B. The E.U. Corporate Sustainability Reporting Directive (CSRD)
The European Union’s Corporate Sustainability Reporting Directive (CSRD) took effect on January 5, 2023. For companies falling within the scope of the CSRD, including many non-E.U. companies, the directive requires disclosure of qualitative and quantitative information related to their environmental, social, and governance impacts based on a double materiality assessment that will eventually inform the development of a strategic business plan. The CSRD aims to standardize climate reporting globally, increase transparency, and minimize greenwashing.

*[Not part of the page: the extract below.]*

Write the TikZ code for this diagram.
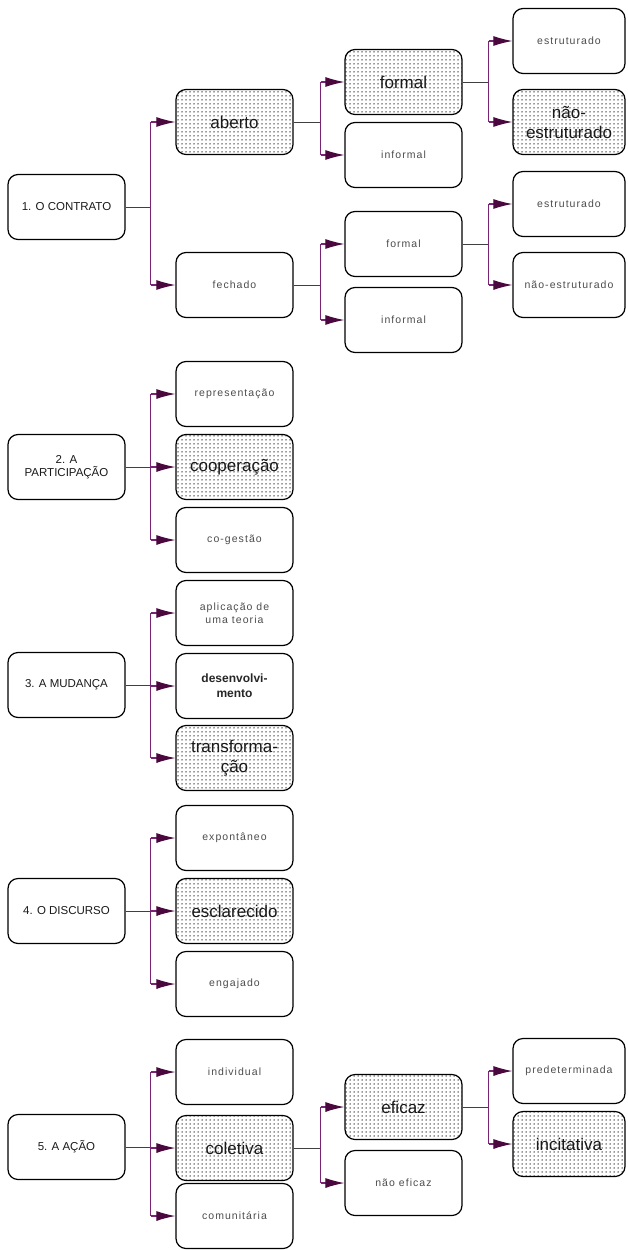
\documentclass[tikz,border=0pt]{standalone}
\usepackage{fontspec}
\setmainfont{Liberation Sans}
\newfontfamily\spacedsans[LetterSpace=10]{Liberation Sans}
\usetikzlibrary{arrows.meta,patterns.meta}

\definecolor{trunkpurple}{RGB}{120,35,115}
\definecolor{tippurple}{RGB}{75,8,62}

\tikzdeclarepattern{
  name=boxdots,
  type=uncolored,
  bottom left={(-.1pt,-.1pt)},
  top right={(4.1pt,4.1pt)},
  tile size={(4pt,4pt)},
  code={\fill (2pt,2pt) circle (0.75pt);}
}

\begin{document}
\begin{tikzpicture}[x=1pt,y=-1pt,
  box/.style={draw=black,line width=1.2pt,rounded corners=10pt,minimum width=117pt,minimum height=65pt,align=center,inner sep=2pt},
  rootbox/.style={box,font=\fontsize{11.5}{13.5}\selectfont,text=black!90},
  leafbox/.style={box,font=\spacedsans\fontsize{10.5}{13}\selectfont,text=black!70},
  boldbox/.style={box,font=\bfseries\fontsize{12}{15}\selectfont,text=black!85},
  dotbox/.style={box,pattern={boxdots},pattern color=black!80,font=\fontsize{17}{20}\selectfont,text=black!90},
  stem/.style={draw=black!75,line width=1pt},
  trunk/.style={draw=trunkpurple,line width=1.1pt},
  twig/.style={draw=trunkpurple,line width=1.1pt,-{Latex[length=19pt,width=10pt,color=tippurple]}}]

\useasboundingbox (0,0) rectangle (627,1250);

% first column
\node[rootbox] (c1) at (66.5,207) {1. O CONTRATO};
\node[rootbox] (c2) at (66.5,467) {2. A\\PARTICIPAÇÃO};
\node[rootbox] (c3) at (66.5,685) {3. A MUDANÇA};
\node[rootbox] (c4) at (66.5,911) {4. O DISCURSO};
\node[rootbox] (c5) at (66.5,1147) {5. A AÇÃO};

% second column
\node[dotbox] (aberto) at (234.5,122) {aberto};
\node[leafbox] (fechado) at (234.5,285) {fechado};
\node[leafbox] (repres) at (234.5,394) {representação};
\node[dotbox] (cooper) at (234.5,467) {cooperação};
\node[leafbox] (cogest) at (234.5,540) {co-gestão};
\node[leafbox] (aplic) at (234.5,613) {aplicação de\\uma teoria};
\node[boldbox] (desenv) at (234.5,686) {desenvolvi-\\mento};
\node[dotbox] (transf) at (234.5,758) {transforma-\\ção};
\node[leafbox] (expont) at (234.5,838) {expontâneo};
\node[dotbox] (esclar) at (234.5,911) {esclarecido};
\node[leafbox] (engaj) at (234.5,984) {engajado};
\node[leafbox] (indiv) at (234.5,1072) {individual};
\node[dotbox] (colet) at (234.5,1148) {coletiva};
\node[leafbox] (comun) at (234.5,1216) {comunitária};

% third column
\node[dotbox] (formalA) at (403.5,82) {formal};
\node[leafbox] (informalA) at (403.5,155) {informal};
\node[leafbox] (formalF) at (403.5,244) {formal};
\node[leafbox] (informalF) at (403.5,320) {informal};
\node[dotbox] (eficaz) at (403.5,1107) {eficaz};
\node[leafbox] (naoef) at (403.5,1183) {não eficaz};

% fourth column
\node[leafbox,minimum width=112pt] (estrA) at (569,41) {estruturado};
\node[dotbox,minimum width=112pt] (naoestrA) at (569,122) {não-\\estruturado};
\node[leafbox,minimum width=112pt] (estrF) at (569,204) {estruturado};
\node[leafbox,minimum width=112pt] (naoestrF) at (569,285) {não-estruturado};
\node[leafbox,minimum width=112pt] (predet) at (569,1071) {predeterminada};
\node[dotbox,minimum width=112pt] (incit) at (569,1144) {incitativa};

% contrato
\draw[stem] (c1.east) -- ++(25,0) coordinate (j1);
\draw[trunk] (j1 |- aberto.west) -- (j1 |- fechado.west);
\foreach \k in {aberto,fechado} \draw[twig] (j1 |- \k.west) -- (\k.west);

\draw[stem] (aberto.east) -- ++(27,0) coordinate (j11);
\draw[trunk] (j11 |- formalA.west) -- (j11 |- informalA.west);
\foreach \k in {formalA,informalA} \draw[twig] (j11 |- \k.west) -- (\k.west);

\draw[stem] (formalA.east) -- ++(26,0) coordinate (j111);
\draw[trunk] (j111 |- estrA.west) -- (j111 |- naoestrA.west);
\foreach \k in {estrA,naoestrA} \draw[twig] (j111 |- \k.west) -- (\k.west);

\draw[stem] (fechado.east) -- ++(27,0) coordinate (j12);
\draw[trunk] (j12 |- formalF.west) -- (j12 |- informalF.west);
\foreach \k in {formalF,informalF} \draw[twig] (j12 |- \k.west) -- (\k.west);

\draw[stem] (formalF.east) -- ++(26,0) coordinate (j121);
\draw[trunk] (j121 |- estrF.west) -- (j121 |- naoestrF.west);
\foreach \k in {estrF,naoestrF} \draw[twig] (j121 |- \k.west) -- (\k.west);

% participacao
\draw[stem] (c2.east) -- ++(25,0) coordinate (j2);
\draw[trunk] (j2 |- repres.west) -- (j2 |- cogest.west);
\foreach \k in {repres,cooper,cogest} \draw[twig] (j2 |- \k.west) -- (\k.west);

% mudanca
\draw[stem] (c3.east) -- ++(25,0) coordinate (j3);
\draw[trunk] (j3 |- aplic.west) -- (j3 |- transf.west);
\foreach \k in {aplic,desenv,transf} \draw[twig] (j3 |- \k.west) -- (\k.west);

% discurso
\draw[stem] (c4.east) -- ++(25,0) coordinate (j4);
\draw[trunk] (j4 |- expont.west) -- (j4 |- engaj.west);
\foreach \k in {expont,esclar,engaj} \draw[twig] (j4 |- \k.west) -- (\k.west);

% acao
\draw[stem] (c5.east) -- ++(25,0) coordinate (j5);
\draw[trunk] (j5 |- indiv.west) -- (j5 |- comun.west);
\foreach \k in {indiv,colet,comun} \draw[twig] (j5 |- \k.west) -- (\k.west);

\draw[stem] (colet.east) -- ++(27,0) coordinate (j52);
\draw[trunk] (j52 |- eficaz.west) -- (j52 |- naoef.west);
\foreach \k in {eficaz,naoef} \draw[twig] (j52 |- \k.west) -- (\k.west);

\draw[stem] (eficaz.east) -- ++(26,0) coordinate (j521);
\draw[trunk] (j521 |- predet.west) -- (j521 |- incit.west);
\foreach \k in {predet,incit} \draw[twig] (j521 |- \k.west) -- (\k.west);

\end{tikzpicture}
\end{document}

The first step of the CSRD reporting process is to conduct a double materiality assessment, which requires (1) a financial materiality assessment of the impact sustainability matters have on operations and (2) an impact materiality assessment evaluating each step in the company’s value chain for the impact on the planet and society. Value chain mapping will be especially challenging for businesses with a global reach or complex product lines. Finally, the CSRD introduces third-party assurance and audit requirements for certain aspects of disclosed information. The scope of the CSRD is wide-reaching and has the potential to affect global companies with activities in the E.U., requiring companies worldwide to evaluate if or when they will be subject to the CSRD as it is applied in four stages between 2024 and 2028.